WHAT YOU SHOULD DO: Can you copy out the data exactly? Leave the images out.

COLLECTED DATA:
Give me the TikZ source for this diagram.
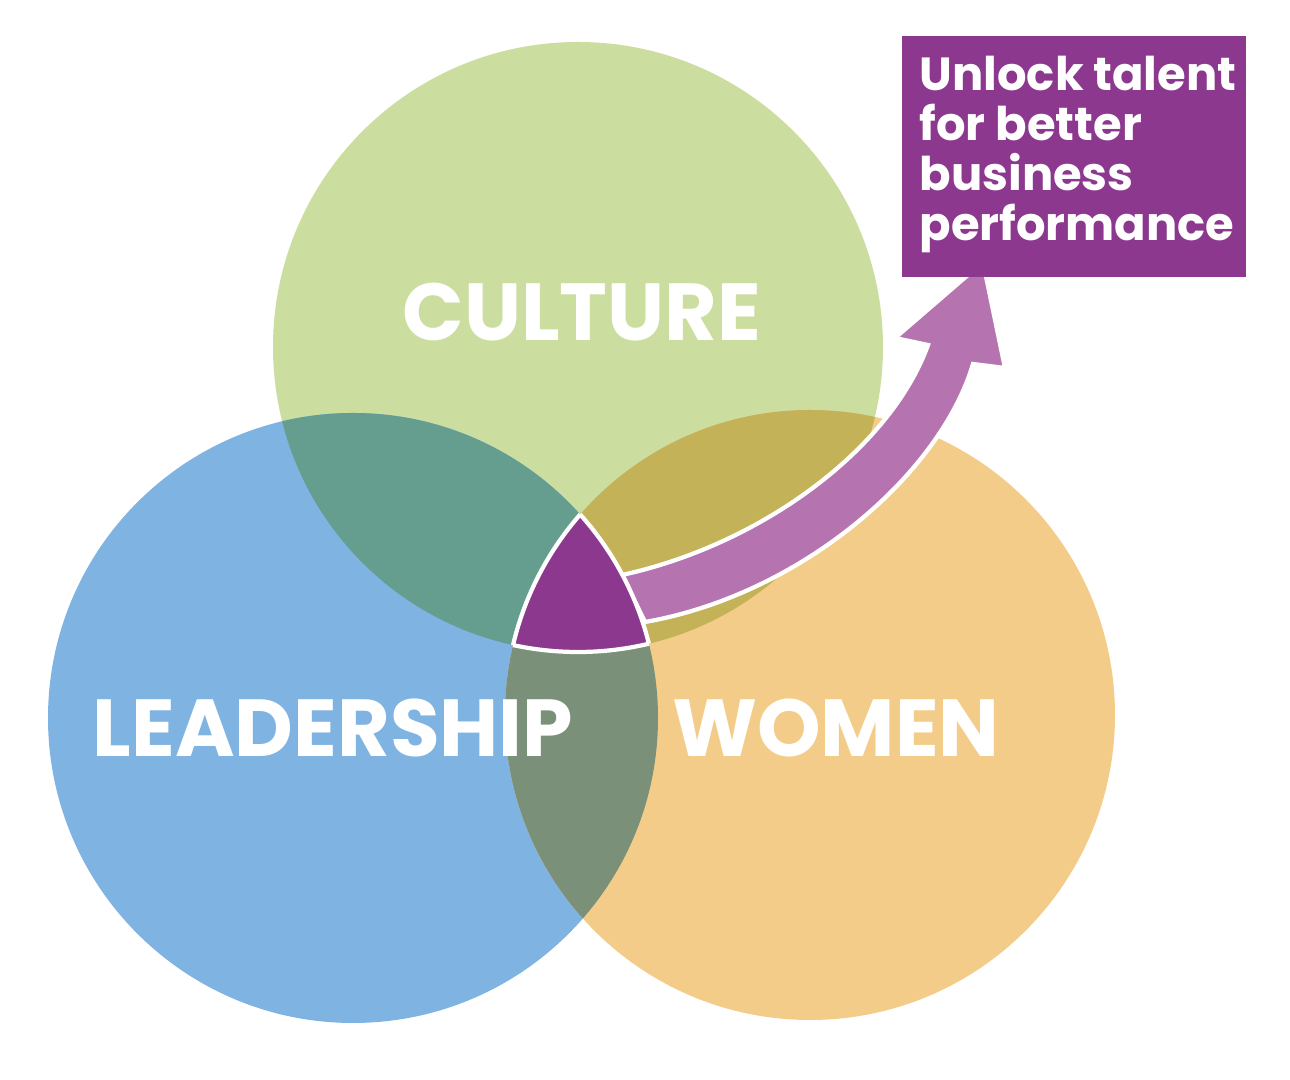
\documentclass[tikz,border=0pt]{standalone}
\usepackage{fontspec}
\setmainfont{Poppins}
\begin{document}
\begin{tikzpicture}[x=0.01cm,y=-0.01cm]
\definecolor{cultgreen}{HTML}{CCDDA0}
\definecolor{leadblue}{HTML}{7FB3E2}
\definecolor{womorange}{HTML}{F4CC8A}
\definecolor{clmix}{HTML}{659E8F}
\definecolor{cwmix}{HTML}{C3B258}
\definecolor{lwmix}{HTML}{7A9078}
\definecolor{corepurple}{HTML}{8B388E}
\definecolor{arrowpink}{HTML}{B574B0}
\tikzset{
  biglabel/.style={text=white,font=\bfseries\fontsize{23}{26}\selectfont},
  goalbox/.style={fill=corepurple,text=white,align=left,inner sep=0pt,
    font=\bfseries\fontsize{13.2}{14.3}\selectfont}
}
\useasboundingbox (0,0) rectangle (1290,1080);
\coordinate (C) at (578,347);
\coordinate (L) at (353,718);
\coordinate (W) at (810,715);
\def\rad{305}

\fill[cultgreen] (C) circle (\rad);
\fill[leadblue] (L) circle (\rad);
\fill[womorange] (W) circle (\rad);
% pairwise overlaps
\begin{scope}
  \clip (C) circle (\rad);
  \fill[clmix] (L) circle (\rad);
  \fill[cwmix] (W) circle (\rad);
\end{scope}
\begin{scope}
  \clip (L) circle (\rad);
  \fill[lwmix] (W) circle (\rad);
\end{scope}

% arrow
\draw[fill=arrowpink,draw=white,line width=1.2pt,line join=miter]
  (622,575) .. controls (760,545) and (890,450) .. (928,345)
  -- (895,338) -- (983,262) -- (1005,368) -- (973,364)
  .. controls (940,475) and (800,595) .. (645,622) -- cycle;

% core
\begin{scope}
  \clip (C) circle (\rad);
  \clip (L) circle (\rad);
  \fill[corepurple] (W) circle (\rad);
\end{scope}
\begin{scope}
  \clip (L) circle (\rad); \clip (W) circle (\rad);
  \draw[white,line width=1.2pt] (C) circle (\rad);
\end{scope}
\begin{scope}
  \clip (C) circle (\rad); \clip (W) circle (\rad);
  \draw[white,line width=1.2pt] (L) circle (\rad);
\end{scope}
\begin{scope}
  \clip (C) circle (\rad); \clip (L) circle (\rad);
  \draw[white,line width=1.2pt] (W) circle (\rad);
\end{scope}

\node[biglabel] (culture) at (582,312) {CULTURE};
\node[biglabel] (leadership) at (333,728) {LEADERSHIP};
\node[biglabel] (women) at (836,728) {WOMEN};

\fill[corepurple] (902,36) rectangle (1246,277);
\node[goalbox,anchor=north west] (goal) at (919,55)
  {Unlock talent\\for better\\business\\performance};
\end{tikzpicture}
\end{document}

PROBLEM SOLUTION:
Give me the TikZ source for this diagram.
\documentclass[tikz,border=0pt]{standalone}
\usepackage{fontspec}
\setmainfont{Poppins}
\begin{document}
\begin{tikzpicture}[x=0.01cm,y=-0.01cm]
\definecolor{cultgreen}{HTML}{CCDDA0}
\definecolor{leadblue}{HTML}{7FB3E2}
\definecolor{womorange}{HTML}{F4CC8A}
\definecolor{clmix}{HTML}{659E8F}
\definecolor{cwmix}{HTML}{C3B258}
\definecolor{lwmix}{HTML}{7A9078}
\definecolor{corepurple}{HTML}{8B388E}
\definecolor{arrowpink}{HTML}{B574B0}
\tikzset{
  biglabel/.style={text=white,font=\bfseries\fontsize{23}{26}\selectfont},
  goalbox/.style={fill=corepurple,text=white,align=left,inner sep=0pt,
    font=\bfseries\fontsize{13.2}{14.3}\selectfont}
}
\useasboundingbox (0,0) rectangle (1290,1080);
\coordinate (C) at (578,347);
\coordinate (L) at (353,718);
\coordinate (W) at (810,715);
\def\rad{305}

\fill[cultgreen] (C) circle (\rad);
\fill[leadblue] (L) circle (\rad);
\fill[womorange] (W) circle (\rad);
% pairwise overlaps
\begin{scope}
  \clip (C) circle (\rad);
  \fill[clmix] (L) circle (\rad);
  \fill[cwmix] (W) circle (\rad);
\end{scope}
\begin{scope}
  \clip (L) circle (\rad);
  \fill[lwmix] (W) circle (\rad);
\end{scope}

% arrow
\draw[fill=arrowpink,draw=white,line width=1.2pt,line join=miter]
  (622,575) .. controls (760,545) and (890,450) .. (928,345)
  -- (895,338) -- (983,262) -- (1005,368) -- (973,364)
  .. controls (940,475) and (800,595) .. (645,622) -- cycle;

% core
\begin{scope}
  \clip (C) circle (\rad);
  \clip (L) circle (\rad);
  \fill[corepurple] (W) circle (\rad);
\end{scope}
\begin{scope}
  \clip (L) circle (\rad); \clip (W) circle (\rad);
  \draw[white,line width=1.2pt] (C) circle (\rad);
\end{scope}
\begin{scope}
  \clip (C) circle (\rad); \clip (W) circle (\rad);
  \draw[white,line width=1.2pt] (L) circle (\rad);
\end{scope}
\begin{scope}
  \clip (C) circle (\rad); \clip (L) circle (\rad);
  \draw[white,line width=1.2pt] (W) circle (\rad);
\end{scope}

\node[biglabel] (culture) at (582,312) {CULTURE};
\node[biglabel] (leadership) at (333,728) {LEADERSHIP};
\node[biglabel] (women) at (836,728) {WOMEN};

\fill[corepurple] (902,36) rectangle (1246,277);
\node[goalbox,anchor=north west] (goal) at (919,55)
  {Unlock talent\\for better\\business\\performance};
\end{tikzpicture}
\end{document}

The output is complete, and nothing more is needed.